» **What the task asks**: Return every line below as is, leaving out the pictures.

» **Supplied information**:

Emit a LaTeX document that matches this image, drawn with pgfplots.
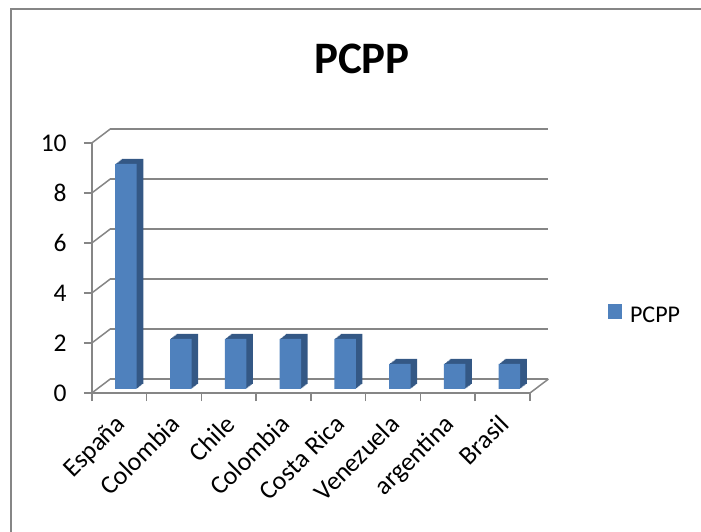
\documentclass[border=0pt]{standalone}
\usepackage{pgfplots}
\pgfplotsset{compat=1.18}
\usepackage{pgfplotstable}
\usepackage{fontspec}
\setmainfont{Carlito}
\definecolor{axgray}{RGB}{134,134,134}
\definecolor{barblue}{RGB}{79,129,189}
\definecolor{bardark}{RGB}{52,88,133}
\pgfplotstableread{
x y
0.5 9
1.5 2
2.5 2
3.5 2
4.5 2
5.5 1
6.5 1
7.5 1
}\datatable
\begin{document}
\begin{tikzpicture}
\path[use as bounding box] (0,0) rectangle (701bp,532bp);
\draw[axgray, line width=1.6bp] (11bp,0) -- (11bp,523bp) -- (701bp,523bp);
\begin{axis}[
  at={(91.8bp,139bp)}, anchor=south west, scale only axis,
  width=438.2bp, height=250bp,
  xmin=0, xmax=8, ymin=0, ymax=10,
  axis x line*=bottom, axis y line*=left,
  axis line style={draw=axgray, line width=1.5bp},
  tick align=outside, major tick length=8bp,
  tick style={draw=axgray, line width=1.5bp},
  xtick={0,...,8}, xticklabels={},
  extra x ticks={0.5,1.5,...,7.5},
  extra x tick labels={España,Colombia,Chile,Colombia,Costa Rica,Venezuela,argentina,Brasil},
  extra x tick style={major tick length=0pt},
  ytick={0,2,...,10},
  ymajorgrids, major grid style={draw=axgray, line width=1.5bp, xshift=18.5bp, yshift=14bp},
  yticklabel style={font=\fontsize{25.5bp}{30bp}\selectfont},
  /pgf/number format/assume math mode=true,
  xticklabel style={font=\fontsize{26bp}{30bp}\selectfont, xshift=-5bp, yshift=-20bp, rotate=45, anchor=north east, inner sep=0pt},
  yticklabel style={anchor=east, inner sep=0pt, xshift=-17bp},
  legend style={at={(1.177,0.316)}, anchor=west, draw=none, fill=none, inner sep=0pt,
    font=\fontsize{24bp}{28bp}\selectfont, nodes={inner sep=0pt}},
  clip=false,
]
\pgfplotsinvokeforeach{0,2,4,6,8,10}{
  \draw[axgray, line width=1.5bp] (axis cs:0,#1) -- ++(18.5bp,14bp);
}
\draw[axgray, line width=1.5bp] (axis cs:8,0) -- ++(18.5bp,14bp);
\pgfplotsinvokeforeach{6,5,4,3,2,1}{
  \addplot[ybar, bar width=21.5bp, bar shift=6.8bp, xshift={#1*1.1bp}, yshift={4bp+#1*0.85bp},
    fill=bardark, draw=none, forget plot] table[x=x,y=y]{\datatable};
}
\addplot[ybar, bar width=21.5bp, bar shift=6.8bp, yshift=4bp, fill=barblue, draw=none,
  legend image code/.code={\fill[barblue] (0bp,-7.3bp) rectangle (14.6bp,7.3bp); \path (22.3bp,0bp);}]
  table[x=x,y=y]{\datatable};
\addlegendentry{PCPP}
\end{axis}
\node[anchor=base, font=\fontsize{45bp}{52bp}\selectfont\bfseries] at (362bp,458.7bp) {PCPP};
\end{tikzpicture}
\end{document}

» **Solution to this task**:
Emit a LaTeX document that matches this image, drawn with pgfplots.
\documentclass[border=0pt]{standalone}
\usepackage{pgfplots}
\pgfplotsset{compat=1.18}
\usepackage{pgfplotstable}
\usepackage{fontspec}
\setmainfont{Carlito}
\definecolor{axgray}{RGB}{134,134,134}
\definecolor{barblue}{RGB}{79,129,189}
\definecolor{bardark}{RGB}{52,88,133}
\pgfplotstableread{
x y
0.5 9
1.5 2
2.5 2
3.5 2
4.5 2
5.5 1
6.5 1
7.5 1
}\datatable
\begin{document}
\begin{tikzpicture}
\path[use as bounding box] (0,0) rectangle (701bp,532bp);
\draw[axgray, line width=1.6bp] (11bp,0) -- (11bp,523bp) -- (701bp,523bp);
\begin{axis}[
  at={(91.8bp,139bp)}, anchor=south west, scale only axis,
  width=438.2bp, height=250bp,
  xmin=0, xmax=8, ymin=0, ymax=10,
  axis x line*=bottom, axis y line*=left,
  axis line style={draw=axgray, line width=1.5bp},
  tick align=outside, major tick length=8bp,
  tick style={draw=axgray, line width=1.5bp},
  xtick={0,...,8}, xticklabels={},
  extra x ticks={0.5,1.5,...,7.5},
  extra x tick labels={España,Colombia,Chile,Colombia,Costa Rica,Venezuela,argentina,Brasil},
  extra x tick style={major tick length=0pt},
  ytick={0,2,...,10},
  ymajorgrids, major grid style={draw=axgray, line width=1.5bp, xshift=18.5bp, yshift=14bp},
  yticklabel style={font=\fontsize{25.5bp}{30bp}\selectfont},
  /pgf/number format/assume math mode=true,
  xticklabel style={font=\fontsize{26bp}{30bp}\selectfont, xshift=-5bp, yshift=-20bp, rotate=45, anchor=north east, inner sep=0pt},
  yticklabel style={anchor=east, inner sep=0pt, xshift=-17bp},
  legend style={at={(1.177,0.316)}, anchor=west, draw=none, fill=none, inner sep=0pt,
    font=\fontsize{24bp}{28bp}\selectfont, nodes={inner sep=0pt}},
  clip=false,
]
\pgfplotsinvokeforeach{0,2,4,6,8,10}{
  \draw[axgray, line width=1.5bp] (axis cs:0,#1) -- ++(18.5bp,14bp);
}
\draw[axgray, line width=1.5bp] (axis cs:8,0) -- ++(18.5bp,14bp);
\pgfplotsinvokeforeach{6,5,4,3,2,1}{
  \addplot[ybar, bar width=21.5bp, bar shift=6.8bp, xshift={#1*1.1bp}, yshift={4bp+#1*0.85bp},
    fill=bardark, draw=none, forget plot] table[x=x,y=y]{\datatable};
}
\addplot[ybar, bar width=21.5bp, bar shift=6.8bp, yshift=4bp, fill=barblue, draw=none,
  legend image code/.code={\fill[barblue] (0bp,-7.3bp) rectangle (14.6bp,7.3bp); \path (22.3bp,0bp);}]
  table[x=x,y=y]{\datatable};
\addlegendentry{PCPP}
\end{axis}
\node[anchor=base, font=\fontsize{45bp}{52bp}\selectfont\bfseries] at (362bp,458.7bp) {PCPP};
\end{tikzpicture}
\end{document}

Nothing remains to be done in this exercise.